Uno dei problemi più interessanti che scaturiscono da questa riflessione riguarda proprio l’irriducibile difficoltà, per i moderni, di esprimere il tipico attraverso l’idiosincratico: se da un lato è vero che «agli antipodi del genio» classicisticamente inteso «si trova l’artista autoespressivo della modernità» (p. 63), dall’altro è proprio l’assunzione poetica dell’idiosincrasia a garantire, inopinatamente, la possibilità di vestire, in obbedienza ad un’estetica proteiforme, la ‘pelle’ degli altri (si noti, en passant, che «poeta delle idiosincrasie» è una formula che il giovane Giacomo Debenedetti aveva impiegato per definire la poetica proustiana del romanzo, ancora quasi irricevibile, nell’Italia della fine degli anni Venti); è proprio la «barriera solipsistica» che permette, osserva Inglese, di vivere e soffrire, baudelairianamente, «dans d’autres que soimême» (p. 66).

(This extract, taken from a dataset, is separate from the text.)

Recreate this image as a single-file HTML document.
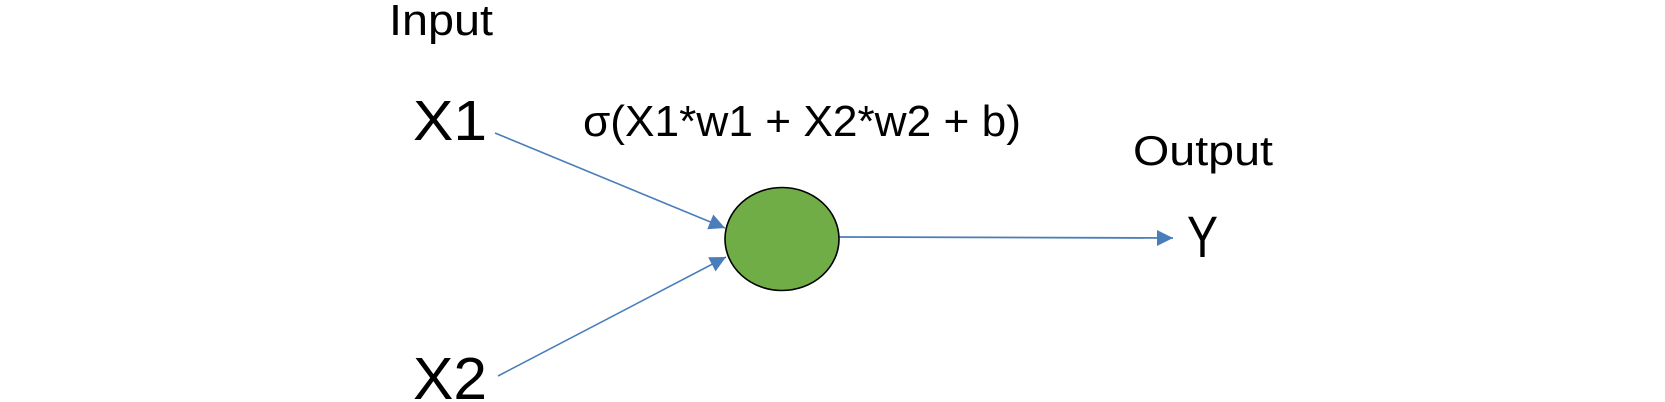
<!DOCTYPE html>
<html><head><meta charset="utf-8"><style>html,body{margin:0;padding:0;background:#fff;}svg{display:block;}</style></head>
<body>
<svg width="1665" height="402" viewBox="0 0 1665 402" font-family="Liberation Sans, sans-serif" fill="#000">
<defs>
<marker id="ah2" viewBox="0 0 10 10" markerWidth="16" markerHeight="17" refX="10" refY="5" orient="auto" markerUnits="userSpaceOnUse"><path d="M0,0 L10,5 L0,10 z" fill="#4a7ebb"/></marker></defs>
<text x="389" y="35" font-size="44" textLength="104" lengthAdjust="spacingAndGlyphs">Input</text>
<text x="413" y="140" font-size="57" textLength="74" lengthAdjust="spacingAndGlyphs">X1</text>
<text x="413" y="399" font-size="59" textLength="74" lengthAdjust="spacingAndGlyphs">X2</text>
<text x="583" y="136" font-size="44" textLength="438" lengthAdjust="spacingAndGlyphs">σ(X1*w1 + X2*w2 + b)</text>
<text x="1133" y="165" font-size="42" textLength="140" lengthAdjust="spacingAndGlyphs">Output</text>
<text x="1187" y="257" font-size="58" textLength="31" lengthAdjust="spacingAndGlyphs">Y</text>
<line x1="495" y1="133" x2="725" y2="228" stroke="#4a7ebb" stroke-width="1.6" marker-end="url(#ah2)"/>
<line x1="498" y1="376" x2="726" y2="257" stroke="#4a7ebb" stroke-width="1.6" marker-end="url(#ah2)"/>
<line x1="839" y1="237" x2="1173" y2="238" stroke="#4a7ebb" stroke-width="1.8" marker-end="url(#ah2)"/>
<ellipse cx="782" cy="239" rx="57" ry="51.5" fill="#70ad47" stroke="#000" stroke-width="1.6"/>
</svg>
</body></html>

Il volume si articola, poi, a partire da queste premesse concettuali, lungo una serie di sondaggi che rispettano, per pagine e pagine, con grande coerenza, il taglio fortemente saggistico del capitolo introduttivo e del primo capitolo, più ampiamente definitori: nei capitoli terzo e quarto, in particolare, gli autori scelti a campione (Stendhal, Proust, Pirandello, Sartre, Perec; ma vengono puntualmente evocati anche anche i nomi di Flaubert, Joyce, Musil, etc.) servono a illustrare due varianti essenziali del paradigma autoespressivo, quella felice e quella infelice, ma anche gli stilemi giudiziari del romanzo di matrice autobiografica (cap. quarto) e soprattutto il «paradigma dell’autenticità» (cap. quinto), altro nodo importante del volume, approfondito nella seconda, impegnativa sezione, interamente dedicata alle Confessions di Rousseau – testo fondativo che viene indagato in una prospettiva quasi del tutto inedita, quella del suo «apporto specifico [...] nell’ambito del genere romanzesco» (p. 19).